— begin SUPPLIED ENTRIES —

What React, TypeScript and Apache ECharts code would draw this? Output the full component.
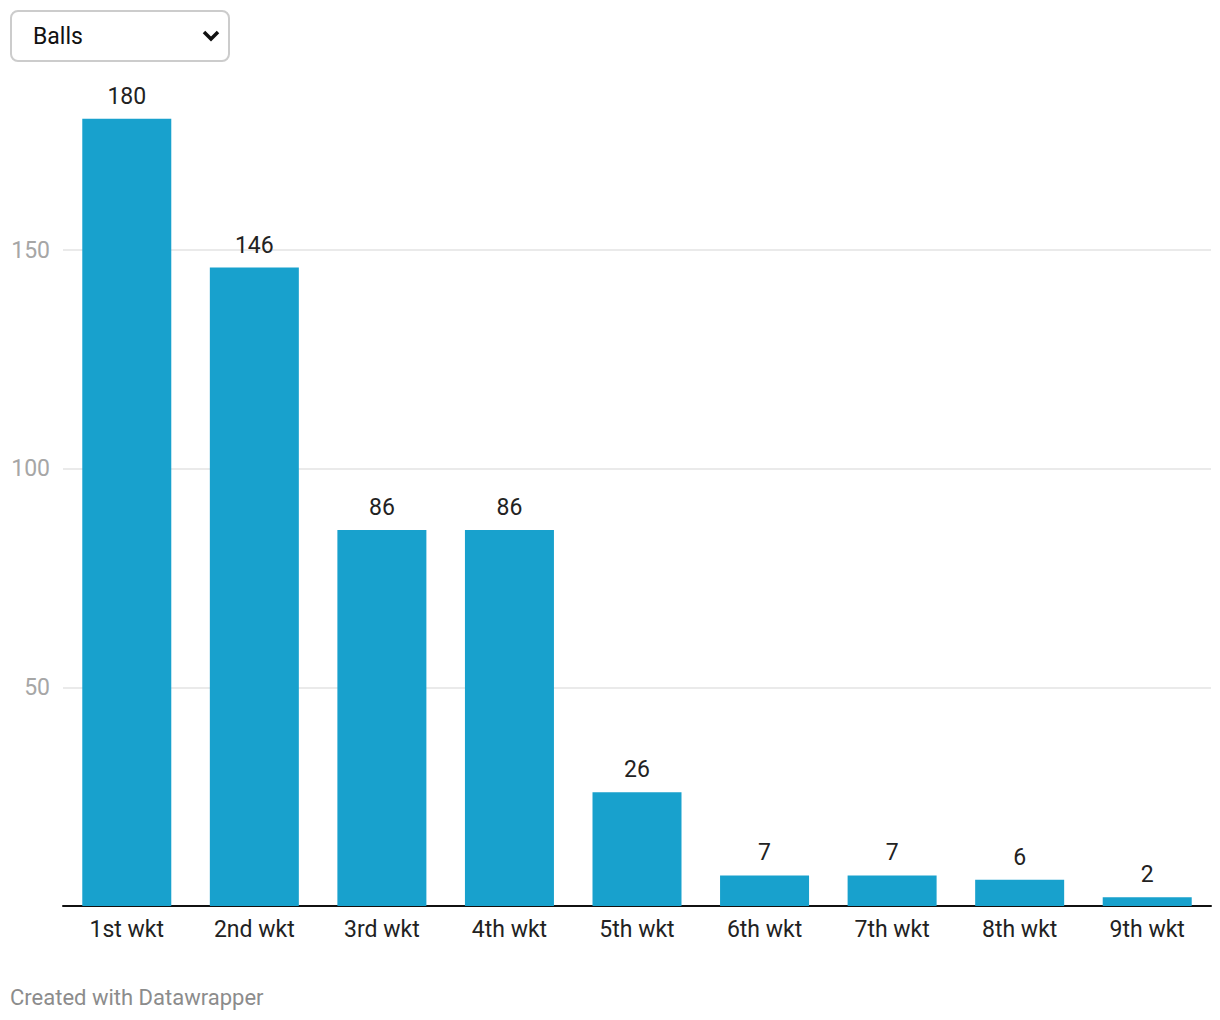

— end SUPPLIED ENTRIES —
— begin SUPPLIED ENTRIES —

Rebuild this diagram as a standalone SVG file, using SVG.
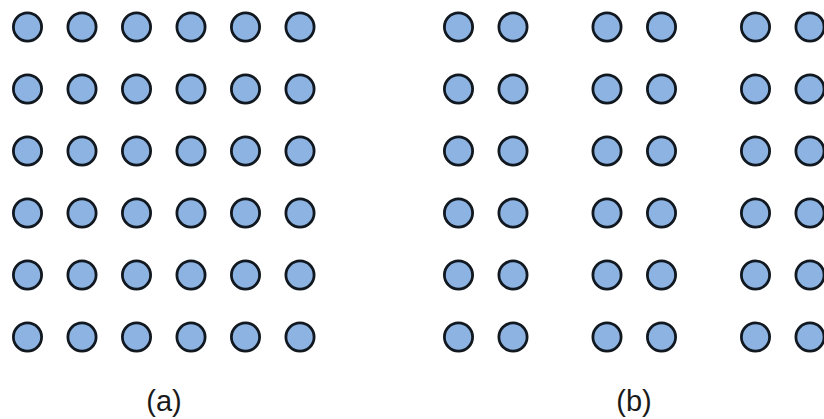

— end SUPPLIED ENTRIES —
— begin SUPPLIED ENTRIES —

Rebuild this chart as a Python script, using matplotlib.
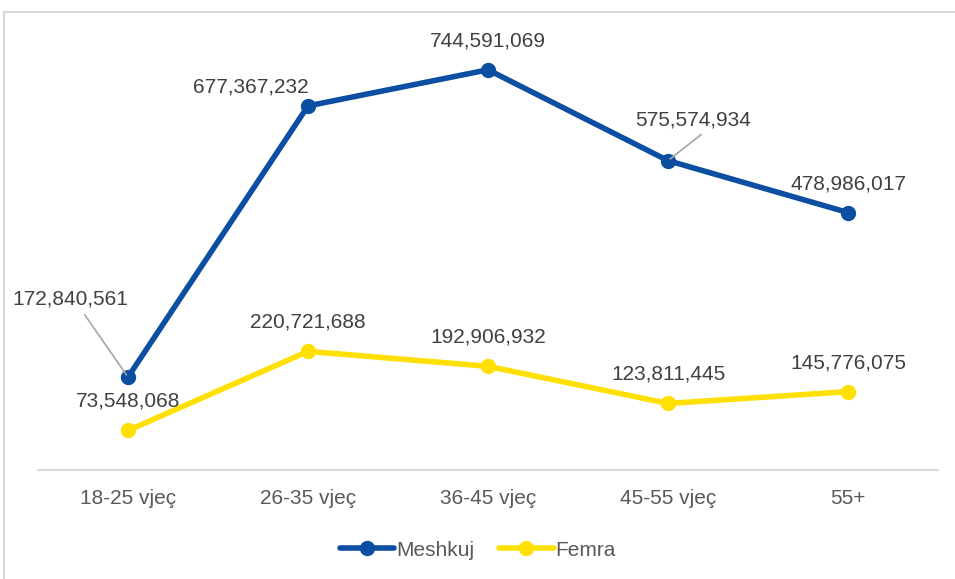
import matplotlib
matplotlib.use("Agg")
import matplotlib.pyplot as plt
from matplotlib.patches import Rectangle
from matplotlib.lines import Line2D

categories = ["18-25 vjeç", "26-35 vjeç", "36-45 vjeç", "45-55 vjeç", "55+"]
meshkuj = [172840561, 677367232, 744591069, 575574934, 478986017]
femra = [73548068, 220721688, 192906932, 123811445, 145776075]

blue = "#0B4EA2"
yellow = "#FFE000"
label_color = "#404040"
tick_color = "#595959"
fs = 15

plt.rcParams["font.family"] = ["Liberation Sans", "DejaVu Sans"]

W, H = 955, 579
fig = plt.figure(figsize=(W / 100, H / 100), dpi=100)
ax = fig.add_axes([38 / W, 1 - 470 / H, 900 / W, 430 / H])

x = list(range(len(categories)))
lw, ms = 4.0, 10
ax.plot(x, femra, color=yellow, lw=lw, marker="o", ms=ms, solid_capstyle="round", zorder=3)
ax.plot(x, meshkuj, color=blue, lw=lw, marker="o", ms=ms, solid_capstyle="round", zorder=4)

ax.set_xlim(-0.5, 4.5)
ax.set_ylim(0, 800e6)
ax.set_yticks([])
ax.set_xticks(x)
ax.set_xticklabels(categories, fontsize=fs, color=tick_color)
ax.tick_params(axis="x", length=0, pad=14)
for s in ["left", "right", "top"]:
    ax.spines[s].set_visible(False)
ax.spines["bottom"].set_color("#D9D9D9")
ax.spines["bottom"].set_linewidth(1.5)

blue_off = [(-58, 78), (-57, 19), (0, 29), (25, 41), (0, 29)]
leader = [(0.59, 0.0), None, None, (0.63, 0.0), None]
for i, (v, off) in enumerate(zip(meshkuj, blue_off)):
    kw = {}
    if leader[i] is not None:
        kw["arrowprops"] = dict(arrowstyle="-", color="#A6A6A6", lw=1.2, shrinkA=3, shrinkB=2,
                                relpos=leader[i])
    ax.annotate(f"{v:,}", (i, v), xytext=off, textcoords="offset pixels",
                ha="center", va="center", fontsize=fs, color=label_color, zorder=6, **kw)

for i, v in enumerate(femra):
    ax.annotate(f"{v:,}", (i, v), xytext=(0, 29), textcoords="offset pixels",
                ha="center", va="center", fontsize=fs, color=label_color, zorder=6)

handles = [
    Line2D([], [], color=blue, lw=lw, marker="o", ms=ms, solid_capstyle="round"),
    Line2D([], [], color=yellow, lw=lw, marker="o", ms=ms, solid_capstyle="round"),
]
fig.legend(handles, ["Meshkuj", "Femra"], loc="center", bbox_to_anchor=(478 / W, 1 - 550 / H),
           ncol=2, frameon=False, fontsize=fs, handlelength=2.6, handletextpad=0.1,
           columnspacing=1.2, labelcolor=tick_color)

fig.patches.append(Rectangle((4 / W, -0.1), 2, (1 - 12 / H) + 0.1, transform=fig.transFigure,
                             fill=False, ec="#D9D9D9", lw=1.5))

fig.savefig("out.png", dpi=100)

— end SUPPLIED ENTRIES —

▶ _SHORT EXERCISE_: Report only the count of lines that include the string "matplotlib".

▶ _PROBLEM SOLUTION_: 6